→ **TASK REQUIREMENTS**
Count only the lines of the records that hold "script", then give the number without any other words.

[Items from a dataset]
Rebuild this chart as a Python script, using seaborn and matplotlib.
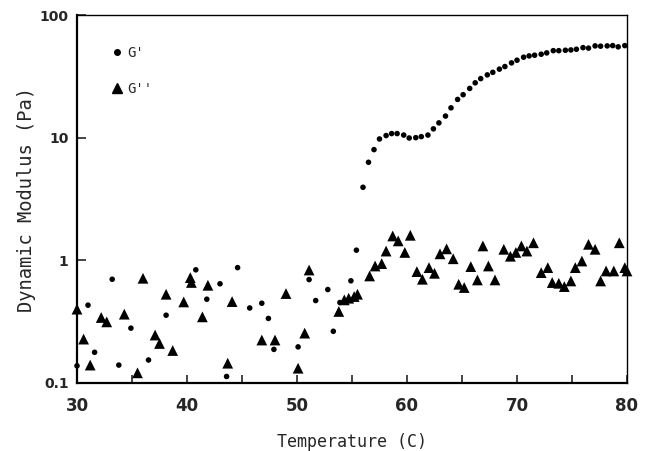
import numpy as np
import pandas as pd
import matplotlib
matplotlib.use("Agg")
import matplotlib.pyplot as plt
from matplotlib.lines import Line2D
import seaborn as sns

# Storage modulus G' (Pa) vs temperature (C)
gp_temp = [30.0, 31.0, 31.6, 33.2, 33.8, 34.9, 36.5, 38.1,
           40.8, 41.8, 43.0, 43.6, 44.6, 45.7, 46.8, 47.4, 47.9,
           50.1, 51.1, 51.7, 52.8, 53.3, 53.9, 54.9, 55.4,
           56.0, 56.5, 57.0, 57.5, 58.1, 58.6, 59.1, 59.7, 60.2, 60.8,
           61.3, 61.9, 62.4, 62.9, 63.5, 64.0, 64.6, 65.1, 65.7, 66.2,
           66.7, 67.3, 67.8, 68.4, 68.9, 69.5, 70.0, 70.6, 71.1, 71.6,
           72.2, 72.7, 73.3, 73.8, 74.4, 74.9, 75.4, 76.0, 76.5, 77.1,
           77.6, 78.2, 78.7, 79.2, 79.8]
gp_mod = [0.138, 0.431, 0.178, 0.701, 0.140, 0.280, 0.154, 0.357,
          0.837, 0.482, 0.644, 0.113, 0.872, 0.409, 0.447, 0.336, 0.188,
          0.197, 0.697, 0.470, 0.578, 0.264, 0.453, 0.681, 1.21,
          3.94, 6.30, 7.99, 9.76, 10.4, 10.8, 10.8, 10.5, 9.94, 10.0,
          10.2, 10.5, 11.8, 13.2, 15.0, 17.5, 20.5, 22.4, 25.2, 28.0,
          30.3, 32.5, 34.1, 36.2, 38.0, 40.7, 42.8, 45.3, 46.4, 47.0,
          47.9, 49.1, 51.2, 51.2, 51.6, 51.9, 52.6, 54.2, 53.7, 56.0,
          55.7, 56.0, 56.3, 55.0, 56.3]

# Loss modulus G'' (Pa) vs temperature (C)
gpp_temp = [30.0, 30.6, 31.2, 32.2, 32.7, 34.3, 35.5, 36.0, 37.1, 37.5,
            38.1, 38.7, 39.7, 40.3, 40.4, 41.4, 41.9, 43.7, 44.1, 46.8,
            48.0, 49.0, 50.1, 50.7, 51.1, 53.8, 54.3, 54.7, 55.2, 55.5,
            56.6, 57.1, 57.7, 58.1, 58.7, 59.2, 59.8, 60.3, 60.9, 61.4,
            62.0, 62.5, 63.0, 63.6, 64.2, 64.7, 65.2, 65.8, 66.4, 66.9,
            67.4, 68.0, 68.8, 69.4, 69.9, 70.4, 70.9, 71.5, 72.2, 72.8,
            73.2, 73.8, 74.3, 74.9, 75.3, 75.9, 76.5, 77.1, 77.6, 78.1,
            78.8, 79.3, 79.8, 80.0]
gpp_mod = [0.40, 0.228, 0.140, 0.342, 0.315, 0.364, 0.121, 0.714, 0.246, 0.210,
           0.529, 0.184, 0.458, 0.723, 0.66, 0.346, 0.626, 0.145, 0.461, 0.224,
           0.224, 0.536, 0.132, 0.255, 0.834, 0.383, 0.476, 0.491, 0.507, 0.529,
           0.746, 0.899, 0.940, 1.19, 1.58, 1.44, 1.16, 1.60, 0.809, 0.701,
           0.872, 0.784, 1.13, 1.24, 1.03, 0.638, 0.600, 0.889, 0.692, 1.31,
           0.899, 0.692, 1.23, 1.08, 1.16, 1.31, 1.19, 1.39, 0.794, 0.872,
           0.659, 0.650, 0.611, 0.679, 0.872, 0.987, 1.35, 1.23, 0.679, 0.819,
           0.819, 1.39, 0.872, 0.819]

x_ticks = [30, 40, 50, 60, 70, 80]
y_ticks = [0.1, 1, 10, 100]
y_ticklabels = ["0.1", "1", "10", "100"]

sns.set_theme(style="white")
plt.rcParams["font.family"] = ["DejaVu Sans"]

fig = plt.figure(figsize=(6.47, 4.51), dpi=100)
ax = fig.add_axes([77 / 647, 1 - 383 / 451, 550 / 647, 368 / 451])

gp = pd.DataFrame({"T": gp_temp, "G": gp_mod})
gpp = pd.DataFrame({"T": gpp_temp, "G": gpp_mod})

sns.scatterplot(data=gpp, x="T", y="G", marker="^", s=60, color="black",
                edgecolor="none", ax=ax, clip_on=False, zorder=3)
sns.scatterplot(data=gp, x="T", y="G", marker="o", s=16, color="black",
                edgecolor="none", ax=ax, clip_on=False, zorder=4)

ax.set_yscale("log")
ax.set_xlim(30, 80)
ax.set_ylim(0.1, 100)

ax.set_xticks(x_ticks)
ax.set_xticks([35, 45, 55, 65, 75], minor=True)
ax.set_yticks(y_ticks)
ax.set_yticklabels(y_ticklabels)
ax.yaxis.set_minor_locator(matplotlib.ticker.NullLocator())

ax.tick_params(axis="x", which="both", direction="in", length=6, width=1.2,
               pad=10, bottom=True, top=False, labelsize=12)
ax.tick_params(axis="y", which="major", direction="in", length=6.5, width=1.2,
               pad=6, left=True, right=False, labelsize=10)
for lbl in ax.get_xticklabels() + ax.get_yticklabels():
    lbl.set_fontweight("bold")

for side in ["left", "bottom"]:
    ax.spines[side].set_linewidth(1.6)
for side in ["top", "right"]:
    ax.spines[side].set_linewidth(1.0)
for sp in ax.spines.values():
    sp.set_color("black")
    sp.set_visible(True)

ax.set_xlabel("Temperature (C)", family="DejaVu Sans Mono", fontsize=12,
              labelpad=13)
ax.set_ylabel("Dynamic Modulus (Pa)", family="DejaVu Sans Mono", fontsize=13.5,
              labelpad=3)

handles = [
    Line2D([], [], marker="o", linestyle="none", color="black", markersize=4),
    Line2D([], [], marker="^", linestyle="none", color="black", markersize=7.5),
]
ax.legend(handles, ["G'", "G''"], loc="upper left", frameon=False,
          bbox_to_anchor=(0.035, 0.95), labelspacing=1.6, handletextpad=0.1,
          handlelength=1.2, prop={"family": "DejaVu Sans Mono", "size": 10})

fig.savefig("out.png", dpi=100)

--

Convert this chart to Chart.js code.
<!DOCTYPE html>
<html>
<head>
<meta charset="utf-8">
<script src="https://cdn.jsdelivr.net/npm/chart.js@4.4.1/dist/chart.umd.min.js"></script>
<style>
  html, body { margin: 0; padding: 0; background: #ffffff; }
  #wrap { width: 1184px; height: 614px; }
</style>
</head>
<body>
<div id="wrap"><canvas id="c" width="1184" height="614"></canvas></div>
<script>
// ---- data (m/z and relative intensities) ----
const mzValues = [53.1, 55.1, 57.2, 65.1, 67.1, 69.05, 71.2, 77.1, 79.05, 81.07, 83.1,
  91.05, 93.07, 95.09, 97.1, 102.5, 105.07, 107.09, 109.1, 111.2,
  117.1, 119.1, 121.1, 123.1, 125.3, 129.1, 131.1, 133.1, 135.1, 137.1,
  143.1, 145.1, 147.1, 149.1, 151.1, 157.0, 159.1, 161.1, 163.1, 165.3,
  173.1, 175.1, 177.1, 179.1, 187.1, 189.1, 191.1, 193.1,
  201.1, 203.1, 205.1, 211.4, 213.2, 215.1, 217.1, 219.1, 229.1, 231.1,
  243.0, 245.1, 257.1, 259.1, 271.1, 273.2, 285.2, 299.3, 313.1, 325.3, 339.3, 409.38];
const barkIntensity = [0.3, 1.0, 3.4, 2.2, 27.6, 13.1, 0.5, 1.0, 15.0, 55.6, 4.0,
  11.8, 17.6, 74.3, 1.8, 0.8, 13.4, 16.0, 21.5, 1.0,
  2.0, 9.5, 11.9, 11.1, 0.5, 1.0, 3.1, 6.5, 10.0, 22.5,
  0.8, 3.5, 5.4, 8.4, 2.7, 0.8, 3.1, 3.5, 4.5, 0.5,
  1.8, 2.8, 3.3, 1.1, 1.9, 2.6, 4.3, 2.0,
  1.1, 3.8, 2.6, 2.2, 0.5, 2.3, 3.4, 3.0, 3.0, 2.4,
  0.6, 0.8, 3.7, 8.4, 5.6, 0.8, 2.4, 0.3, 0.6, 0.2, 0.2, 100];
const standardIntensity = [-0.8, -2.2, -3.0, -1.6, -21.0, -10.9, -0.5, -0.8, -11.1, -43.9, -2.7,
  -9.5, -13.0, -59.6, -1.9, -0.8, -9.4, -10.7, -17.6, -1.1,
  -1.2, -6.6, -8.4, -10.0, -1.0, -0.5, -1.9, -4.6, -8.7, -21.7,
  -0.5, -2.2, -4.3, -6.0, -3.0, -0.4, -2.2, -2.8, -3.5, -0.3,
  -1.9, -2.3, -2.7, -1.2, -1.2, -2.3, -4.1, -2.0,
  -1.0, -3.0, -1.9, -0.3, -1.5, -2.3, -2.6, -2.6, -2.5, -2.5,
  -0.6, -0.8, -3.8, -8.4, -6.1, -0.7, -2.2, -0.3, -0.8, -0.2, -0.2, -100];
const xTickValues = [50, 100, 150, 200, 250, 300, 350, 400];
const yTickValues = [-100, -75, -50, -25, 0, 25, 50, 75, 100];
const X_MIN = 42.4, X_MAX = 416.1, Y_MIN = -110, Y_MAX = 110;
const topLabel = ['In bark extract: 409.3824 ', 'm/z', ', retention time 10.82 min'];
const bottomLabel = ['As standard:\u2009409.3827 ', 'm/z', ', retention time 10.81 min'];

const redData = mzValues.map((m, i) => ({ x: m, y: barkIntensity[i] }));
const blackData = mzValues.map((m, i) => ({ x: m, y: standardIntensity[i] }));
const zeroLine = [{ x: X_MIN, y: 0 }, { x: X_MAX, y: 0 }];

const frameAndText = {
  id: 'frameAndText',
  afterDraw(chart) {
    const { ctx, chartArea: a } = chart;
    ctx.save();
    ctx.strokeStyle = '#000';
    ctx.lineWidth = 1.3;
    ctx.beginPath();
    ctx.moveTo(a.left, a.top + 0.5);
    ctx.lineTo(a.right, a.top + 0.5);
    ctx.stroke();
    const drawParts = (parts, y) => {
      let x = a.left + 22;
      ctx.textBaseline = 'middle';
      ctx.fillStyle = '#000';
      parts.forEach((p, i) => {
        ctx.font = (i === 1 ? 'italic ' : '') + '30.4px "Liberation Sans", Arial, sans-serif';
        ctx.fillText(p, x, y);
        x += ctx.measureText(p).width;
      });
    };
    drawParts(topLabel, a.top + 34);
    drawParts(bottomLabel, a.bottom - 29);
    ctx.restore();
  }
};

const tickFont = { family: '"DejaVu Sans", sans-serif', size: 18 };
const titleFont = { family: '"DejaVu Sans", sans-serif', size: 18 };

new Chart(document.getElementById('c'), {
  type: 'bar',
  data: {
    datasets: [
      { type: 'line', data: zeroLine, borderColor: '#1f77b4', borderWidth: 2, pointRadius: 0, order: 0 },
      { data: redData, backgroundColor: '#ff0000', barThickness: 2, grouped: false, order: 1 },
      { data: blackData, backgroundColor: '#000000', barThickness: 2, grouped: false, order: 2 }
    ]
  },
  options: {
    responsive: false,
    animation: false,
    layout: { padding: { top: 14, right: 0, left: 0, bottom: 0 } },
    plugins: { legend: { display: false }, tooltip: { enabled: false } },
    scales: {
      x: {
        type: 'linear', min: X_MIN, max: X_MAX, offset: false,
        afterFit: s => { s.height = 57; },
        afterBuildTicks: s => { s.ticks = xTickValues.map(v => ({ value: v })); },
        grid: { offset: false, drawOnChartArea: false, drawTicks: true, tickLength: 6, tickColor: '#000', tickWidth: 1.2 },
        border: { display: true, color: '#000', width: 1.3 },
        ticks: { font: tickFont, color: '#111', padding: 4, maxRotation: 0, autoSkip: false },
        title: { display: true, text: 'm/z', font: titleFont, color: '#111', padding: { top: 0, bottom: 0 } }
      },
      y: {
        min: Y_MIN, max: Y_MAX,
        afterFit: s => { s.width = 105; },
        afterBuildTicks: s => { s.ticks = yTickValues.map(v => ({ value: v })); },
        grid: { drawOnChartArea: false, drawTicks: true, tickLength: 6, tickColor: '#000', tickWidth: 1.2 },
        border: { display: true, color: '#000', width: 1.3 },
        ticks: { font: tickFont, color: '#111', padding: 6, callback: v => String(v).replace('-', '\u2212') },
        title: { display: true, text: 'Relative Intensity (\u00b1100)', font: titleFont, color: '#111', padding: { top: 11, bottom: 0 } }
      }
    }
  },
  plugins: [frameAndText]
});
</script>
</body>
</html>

→ **REPLY**
4